Sensitive Data Discovery Pre-Configuration Details
Only application admins can enable sensitive data discovery (SDD) on the Immuta app settings page. Then, data source creators can disable SDD on a data-source-by-data-source basis. Additionally, governors, data source owners, and data source experts can disable any unwanted Discovered tags in the data dictionary to prevent them from being used and auto-tagged on that data source in the future.
Configurable global settings
When SDD is triggered on a data source, the job is run for the identifiers within the set template. If a template is not set, the identifier and template within the SDD job are defined by the global setting. By default, the global setting will run for all identifiers in the system. However, a system administrator can configure Immuta to use a custom global template instead.
An active global template cannot be deleted.
SDD uses a sample of data to assess the likelihood that a column contains data that fits the pattern specified in the configured identifiers.
The default for SDD is to sample 1000 records (the sample size) during this process. However, administrators can configure the sample size taken by SDD on the Immuta app settings page. In general, increasing the sample size increases the accuracy of SDD predictions, but decreasing the number of records sampled during SDD may be necessary to meet some organizations' compliance requirements.
When SDD is triggered by a data owner, all column tags that were previously applied by SDD are removed and the tags prescribed by the latest run are applied. However, if SDD is triggered because a new column is detected by schema monitoring, tags will only be applied to the new column, and no tags will be modified on existing columns.
Users can also configure SDD to do a
dryRun, which allows them to see what tags would be applied to a data source
without actually applying them. See the
Run sensitive data discovery on data sources page
Two common workflows for using SDD are outlined below. The first illustrates how to apply a single global template to all data sources, while the second outlines how users can create and apply templates to data sources they own.

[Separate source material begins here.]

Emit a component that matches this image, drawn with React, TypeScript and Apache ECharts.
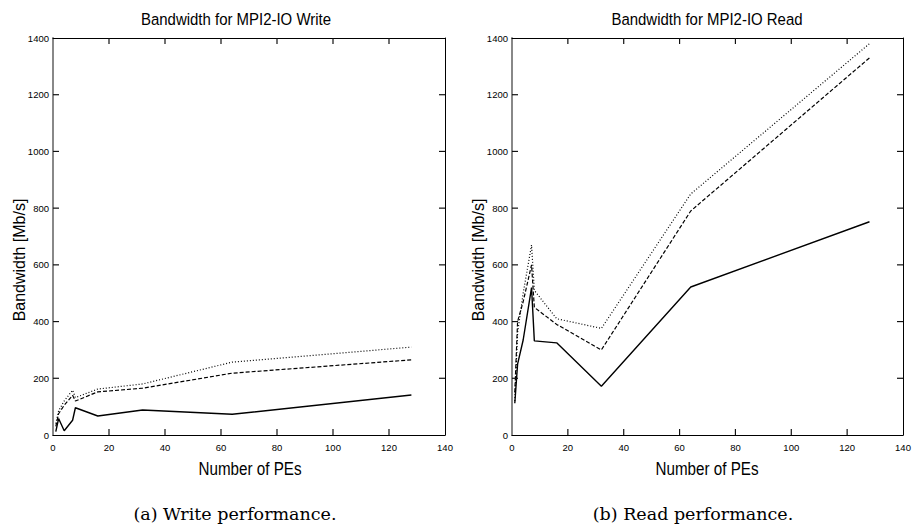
import React, { useEffect, useRef } from "react";
import * as echarts from "echarts";

const pes = [1, 2, 4, 7, 8, 16, 32, 64, 128];
const writeSolid = [12, 58, 15, 52, 96, 67, 88, 73, 141];
const writeDashed = [30, 75, 105, 140, 120, 152, 165, 218, 265];
const writeDotted = [40, 85, 120, 158, 132, 162, 180, 257, 310];
const readSolid = [112, 250, 335, 520, 332, 325, 172, 522, 752];
const readDashed = [150, 400, 470, 600, 450, 390, 300, 790, 1330];
const readDotted = [120, 360, 500, 670, 510, 410, 376, 850, 1380];

const xTicks = [20, 40, 60, 80, 100, 120];
const yTicks = [200, 400, 600, 800, 1000, 1200];
const X_MAX = 140;
const Y_MAX = 1400;

const titles = ["Bandwidth for MPI2-IO Write", "Bandwidth for MPI2-IO Read"];
const captions = ["(a) Write performance.", "(b) Read performance."];
const xName = "Number of PEs";
const yName = "Bandwidth [Mb/s]";

const SANS = "'Liberation Sans', Arial, sans-serif";

export default function App() {
  const ref = useRef<HTMLDivElement>(null);
  useEffect(() => {
    if (!ref.current) return;
    const chart = echarts.init(ref.current, null, { renderer: "svg" });
    const grids = [
      { left: 53, top: 38, width: 392, height: 397 },
      { left: 512, top: 38, width: 391, height: 397 },
    ];
    const xAxes: any[] = [];
    const yAxes: any[] = [];
    grids.forEach((_, i) => {
      xAxes.push({
        type: "value", gridIndex: i, min: 0, max: X_MAX, interval: 20,
        position: "bottom",
        axisLine: { show: true, onZero: false, lineStyle: { color: "#000", width: 1.2 } },
        axisTick: { show: false },
        axisLabel: { fontFamily: SANS, fontSize: 9.5, color: "#000", margin: 7 },
        splitLine: { show: false },
      });
      xAxes.push({
        type: "value", gridIndex: i, min: 0, max: X_MAX, interval: 20,
        position: "top",
        axisLine: { show: true, onZero: false, lineStyle: { color: "#000", width: 1 } },
        axisTick: { show: false },
        axisLabel: { show: false },
        splitLine: { show: false },
      });
      yAxes.push({
        type: "value", gridIndex: i, min: 0, max: Y_MAX, interval: 200,
        position: "left",
        axisLine: { show: true, onZero: false, lineStyle: { color: "#888", width: 2 } },
        axisTick: { show: false },
        axisLabel: { fontFamily: SANS, fontSize: 9.5, color: "#000", margin: 4, formatter: (v: number) => String(v) },
        splitLine: { show: false },
      });
      yAxes.push({
        type: "value", gridIndex: i, min: 0, max: Y_MAX, interval: 200,
        position: "right",
        axisLine: { show: true, onZero: false, lineStyle: { color: "#000", width: 1 } },
        axisTick: { show: false },
        axisLabel: { show: false },
        splitLine: { show: false },
      });
    });
    const mk = (vals: number[], gi: number, type: any, width: number) => ({
      type: "line",
      xAxisIndex: gi * 2,
      yAxisIndex: gi * 2,
      data: pes.map((p, k) => [p, vals[k]]),
      showSymbol: false,
      symbol: "none",
      lineStyle: { color: "#000", width, type },
    });
    // tick data: [x, y, dx, dy] where (dx, dy) is the inward direction in pixels
    const tickData: number[][] = [];
    xTicks.forEach((v) => { tickData.push([v, 0, 0, -6]); tickData.push([v, Y_MAX, 0, 6]); });
    yTicks.forEach((v) => { tickData.push([0, v, 6, 0]); tickData.push([X_MAX, v, -6, 0]); });
    const tickSeries = (gi: number) => ({
      type: "custom",
      xAxisIndex: gi * 2,
      yAxisIndex: gi * 2,
      data: tickData,
      silent: true,
      clip: false,
      z: 5,
      renderItem: (_params: any, api: any) => {
        const p = api.coord([api.value(0), api.value(1)]);
        const dx = api.value(2);
        const dy = api.value(3);
        return {
          type: "line",
          shape: { x1: p[0], y1: p[1], x2: p[0] + dx, y2: p[1] + dy },
          style: { stroke: "#111", lineWidth: 1.2 },
        };
      },
    });
    const series: any[] = [
      mk(writeSolid, 0, "solid", 1.4),
      mk(writeDashed, 0, [4, 2], 1.2),
      mk(writeDotted, 0, [1, 2], 1.2),
      mk(readSolid, 1, "solid", 1.4),
      mk(readDashed, 1, [4, 2], 1.2),
      mk(readDotted, 1, [1, 2], 1.2),
      tickSeries(0),
      tickSeries(1),
    ];
    const txt = (text: string, x: number, y: number, font: string, scaleX = 1, rotation = 0) => ({
      type: "text", x, y, scaleX, rotation,
      style: { text, font, fill: "#000", textAlign: "center", textVerticalAlign: "middle" },
    });
    chart.setOption({
      animation: false,
      backgroundColor: "#fff",
      grid: grids,
      xAxis: xAxes,
      yAxis: yAxes,
      series,
      graphic: [
        txt(titles[0], 236, 19, `17px ${SANS}`, 0.88),
        txt(titles[1], 707, 19, `17px ${SANS}`, 0.88),
        txt(xName, 250, 468, `19px ${SANS}`, 0.8),
        txt(xName, 707, 468, `19px ${SANS}`, 0.8),
        txt(yName, 19, 260, `16px ${SANS}`, 1, Math.PI / 2),
        txt(yName, 478, 260, `16px ${SANS}`, 1, Math.PI / 2),
        txt(captions[0], 235, 514, "17.5px 'DejaVu Serif', serif"),
        txt(captions[1], 693, 514, "17.5px 'DejaVu Serif', serif"),
      ],
    });
    return () => chart.dispose();
  }, []);
  return <div ref={ref} style={{ position: "fixed", left: 0, top: 0, width: 914, height: 529 }} />;
}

Workflow 1: Apply a global template to all data sources
- Data governor creates a template using one or more built-in or custom identifiers.
- System administrator adds this template to the global settings so that it applies to all data sources.
- Users trigger SDD on data sources.
Workflow 2: Apply a template to a specific data source
- Data governor creates one or more custom identifiers:
- Data owner creates a template containing one or more identifiers.
- Data owner applies their template to one or more data sources.
- Data owner triggers SDD on one or more data sources, and tags are applied to columns where identifiers were recognized.